[WHAT IS REQUIRED]:
Extract every line of the material that holds the string "matplotlib".

[SOURCE DATA]:
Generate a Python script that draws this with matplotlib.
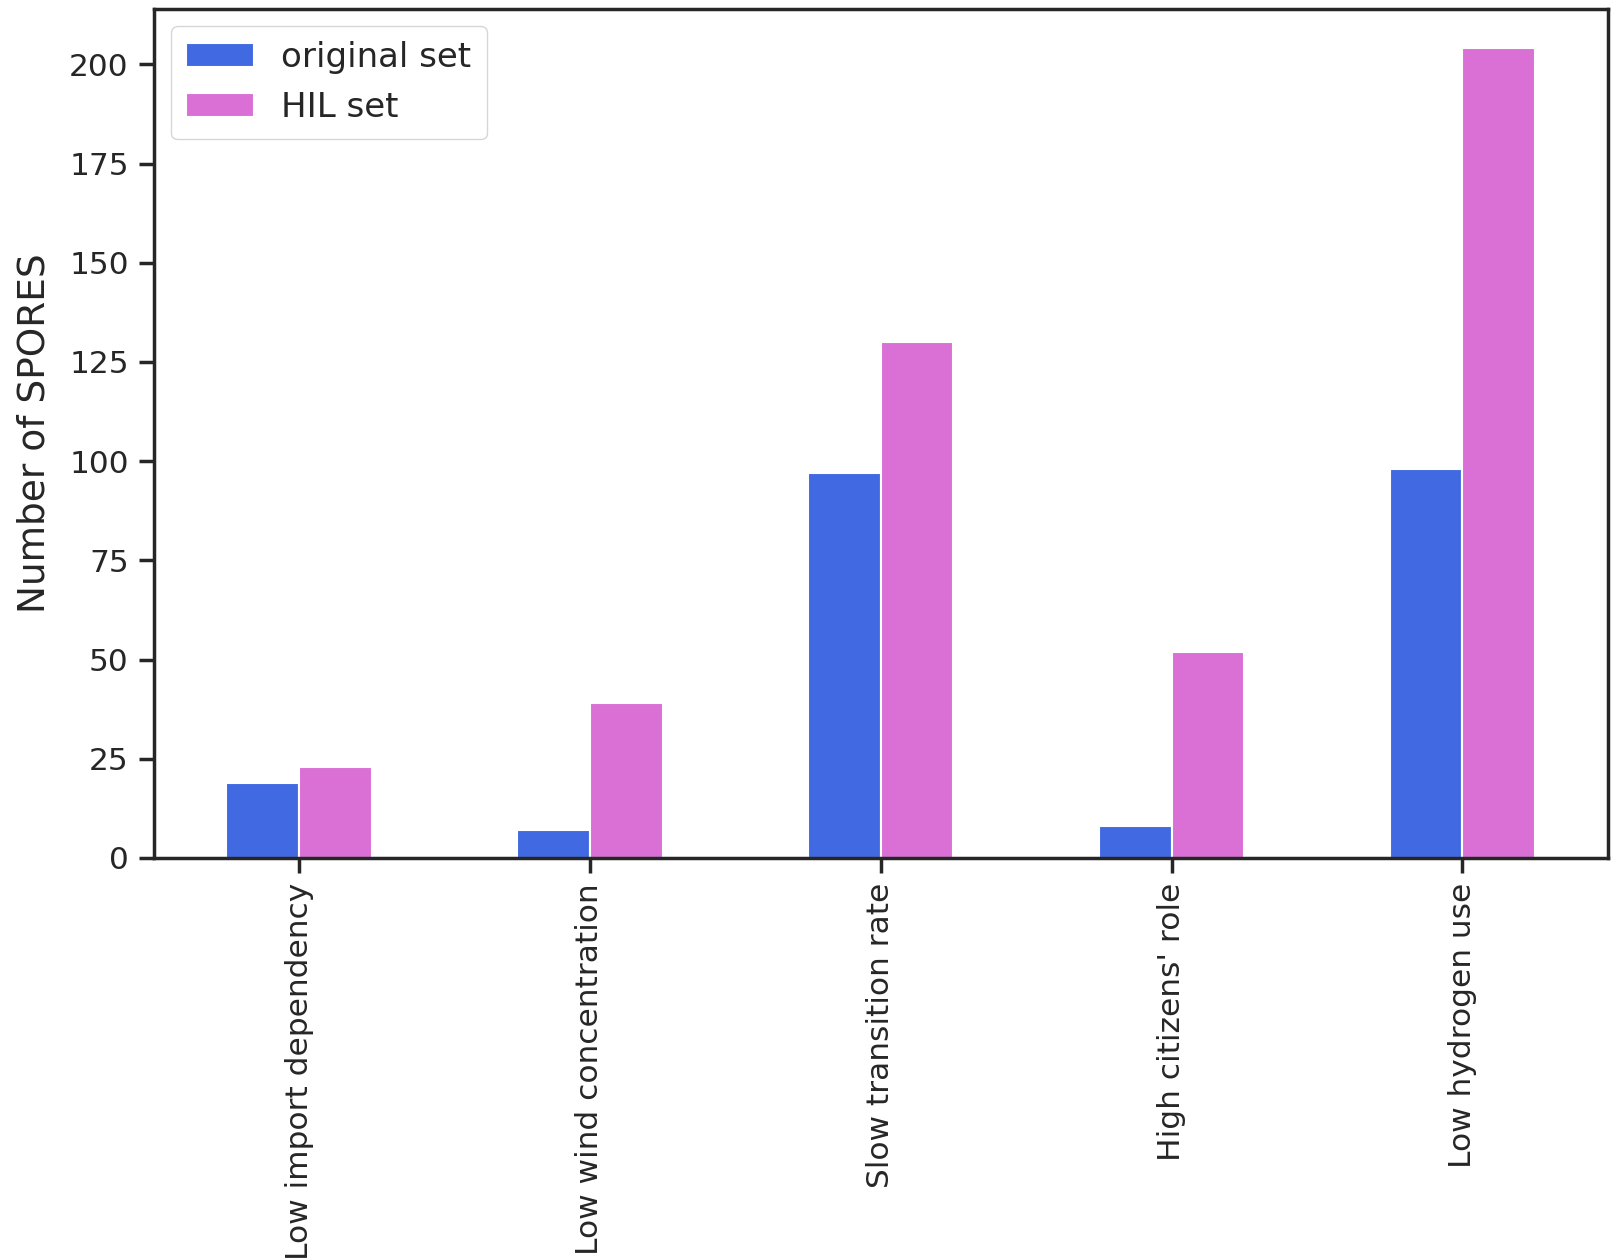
import matplotlib
matplotlib.use("Agg")
import matplotlib.pyplot as plt
import pandas as pd
import seaborn as sns

categories = ["Low import dependency", "Low wind concentration", "Slow transition rate",
              "High citizens' role", "Low hydrogen use"]
original_set = [19, 7, 97, 8, 98]
hil_set = [23, 39, 130, 52, 204]

sns.set_style("ticks")
plt.rcParams['font.family'] = ['DejaVu Sans']

df = pd.DataFrame({"original set": original_set, "HIL set": hil_set}, index=categories)

fig, ax = plt.subplots(figsize=(16.19, 12.58), dpi=100)
df.plot.bar(ax=ax, color=["royalblue", "orchid"], width=0.5, edgecolor="white", linewidth=1.5)

ax.set_ylabel("Number of SPORES", fontsize=27, labelpad=12)
ax.tick_params(axis="both", labelsize=22.5, width=2.5, length=11, pad=7)
ax.tick_params(axis="x", rotation=90)
for sp in ax.spines.values():
    sp.set_linewidth(2.5)
    sp.set_color("#262626")
ax.set_yticks([0, 25, 50, 75, 100, 125, 150, 175, 200])
ax.set_ylim(0, 214)
ax.legend(loc="upper left", fontsize=24.5, frameon=True, borderpad=0.45)

fig.subplots_adjust(left=0.095, right=0.993, top=0.993, bottom=0.318)
fig.savefig("out.png", dpi=100)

[EXERCISE OUTPUT]:
Generate a Python script that draws this with matplotlib.
import matplotlib
matplotlib.use("Agg")
import matplotlib.pyplot as plt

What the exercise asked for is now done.